Investigation of the effects of different array forms and float shapes on the hydrodynamic characteristics of floating photovoltaic systems under nearshore infragravity waves

Abstract

As nations worldwide continue advancing sustainable energy initiatives, nearshore floating photovoltaic (FPV) systems have emerged as promising solutions in green energy development. Among these, FPV systems based on frame structures stand out for their lightweight design and modular, detachable configurations, offering extensive application potential. This study examines how different array configurations and float shapes influence the hydrodynamic performance of FPV systems, aiming to identify optimal structural designs for nearshore infragravity wave conditions. To validate the numerical methodology employed, two experimental models were simulated, revealing strong agreement between the numerical and experimental results. For this validation, three array types (rectangle, hexagon, and triangle) and three float shapes (box, cylinder, and sphere) were designed following the equivalent principles of displacement, water-plane area, and panel count.
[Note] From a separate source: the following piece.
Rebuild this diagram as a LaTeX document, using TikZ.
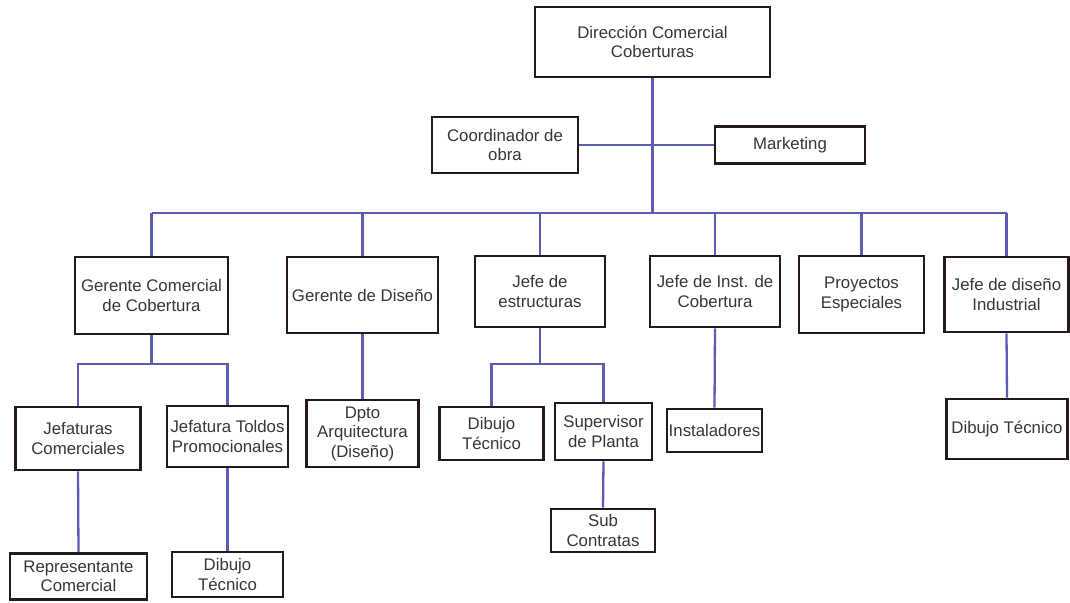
\documentclass[tikz,border=0pt]{standalone}
\usepackage{fontspec}
\setmainfont{Liberation Sans}
\begin{document}
\definecolor{wire}{RGB}{92,92,182}
\definecolor{frame}{RGB}{36,26,28}
\definecolor{ink}{RGB}{60,52,54}
\begin{tikzpicture}[x=1pt,y=-1pt,
  box/.style={draw=frame, line width=2.8pt, fill=white, inner sep=0pt,
    align=center, text=ink, font=\fontsize{16.8}{19.5}\selectfont},
  link/.style={draw=wire, line width=2.3pt}]
\useasboundingbox[fill=white] (0,0) rectangle (1070,602);

% top level
\node[box, minimum width=235, minimum height=70] (dir) at (652.5,42) {Dirección Comercial\\Coberturas};
\node[box, minimum width=146, minimum height=56] (coord) at (505,145) {Coordinador de\\obra};
\node[box, minimum width=150, minimum height=37] (mkt) at (790,145) {Marketing};

% second level
\node[box, minimum width=153, minimum height=77] (gcom) at (151.5,295.5) {Gerente Comercial\\de Cobertura};
\node[box, minimum width=151, minimum height=76] (gdis) at (362.5,295) {Gerente de Diseño};
\node[box, minimum width=130, minimum height=71] (jest) at (540,291.5) {Jefe de\\estructuras};
\node[box, minimum width=130, minimum height=71] (jinst) at (715,291.5) {Jefe de Inst. de\\Cobertura};
\node[box, minimum width=125, minimum height=77] (proy) at (861.5,294.5) {Proyectos\\Especiales};
\node[box, minimum width=124, minimum height=75] (jind) at (1006.5,294.5) {Jefe de diseño\\Industrial};

% third level
\node[box, minimum width=125, minimum height=63] (jcom) at (78,438.5) {Jefaturas\\Comerciales};
\node[box, minimum width=121, minimum height=61] (jtol) at (227.5,436.5) {Jefatura Toldos\\Promocionales};
\node[box, minimum width=112, minimum height=67] (dpto) at (362.5,433.5) {Dpto\\Arquitectura\\(Diseño)};
\node[box, minimum width=104, minimum height=53] (dtest) at (491.5,433.5) {Dibujo\\Técnico};
\node[box, minimum width=97, minimum height=57] (sup) at (603.5,431.5) {Supervisor\\de Planta};
\node[box, minimum width=95, minimum height=43] (inst) at (714.5,430.5) {Instaladores};
\node[box, minimum width=121, minimum height=60] (dtind) at (1007,429) {Dibujo Técnico};

% fourth level
\node[box, minimum width=137, minimum height=46] (rep) at (78.5,576.5) {Representante\\Comercial};
\node[box, minimum width=111, minimum height=45] (dttol) at (227.5,574.5) {Dibujo\\Técnico};
\node[box, minimum width=104, minimum height=43] (sub) at (603,530.5) {Sub\\Contratas};

% bus levels
\coordinate (bus) at (652.5,213);
\coordinate (gbus) at (0,364);

% connectors
\draw[link] (coord.east) -- (mkt.west);
\draw[link] (dir.south) -- (dir.south |- bus);
\draw[link] (gcom.north |- bus) -- (jind.north |- bus);
\foreach \n in {gcom,gdis,jest,jinst,proy,jind}
  \draw[link] (\n.north) -- (\n.north |- bus);

\draw[link] (gcom.south) -- (gcom.south |- gbus);
\draw[link] (jcom.north) -- (jcom.north |- gbus) -- (jtol.north |- gbus) -- (jtol.north);
\draw[link] (jcom.south) -- (rep.north);
\draw[link] (jtol.south) -- (dttol.north);

\draw[link] (gdis.south) -- (dpto.north);

\draw[link] (jest.south) -- (jest.south |- gbus);
\draw[link] (dtest.north) -- (dtest.north |- gbus) -- (sup.north |- gbus) -- (sup.north);
\draw[link] (sup.south) -- (sub.north);

\draw[link] (jinst.south) -- (inst.north);
\draw[link] (jind.south) -- (dtind.north);
\end{tikzpicture}
\end{document}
Hydrodynamic analyses were conducted for various moored FPV systems to assess their motion responses under three distinct wave headings. The results indicate that array configurations exert a more pronounced effect on motion responses than float shapes do. Among the designs, the triangular array with spherical floats exhibited the most stable motion performance. On the basis of these findings, a novel FPV configuration was proposed, which achieves improved hydrodynamic performance under nearshore infrared wave conditions.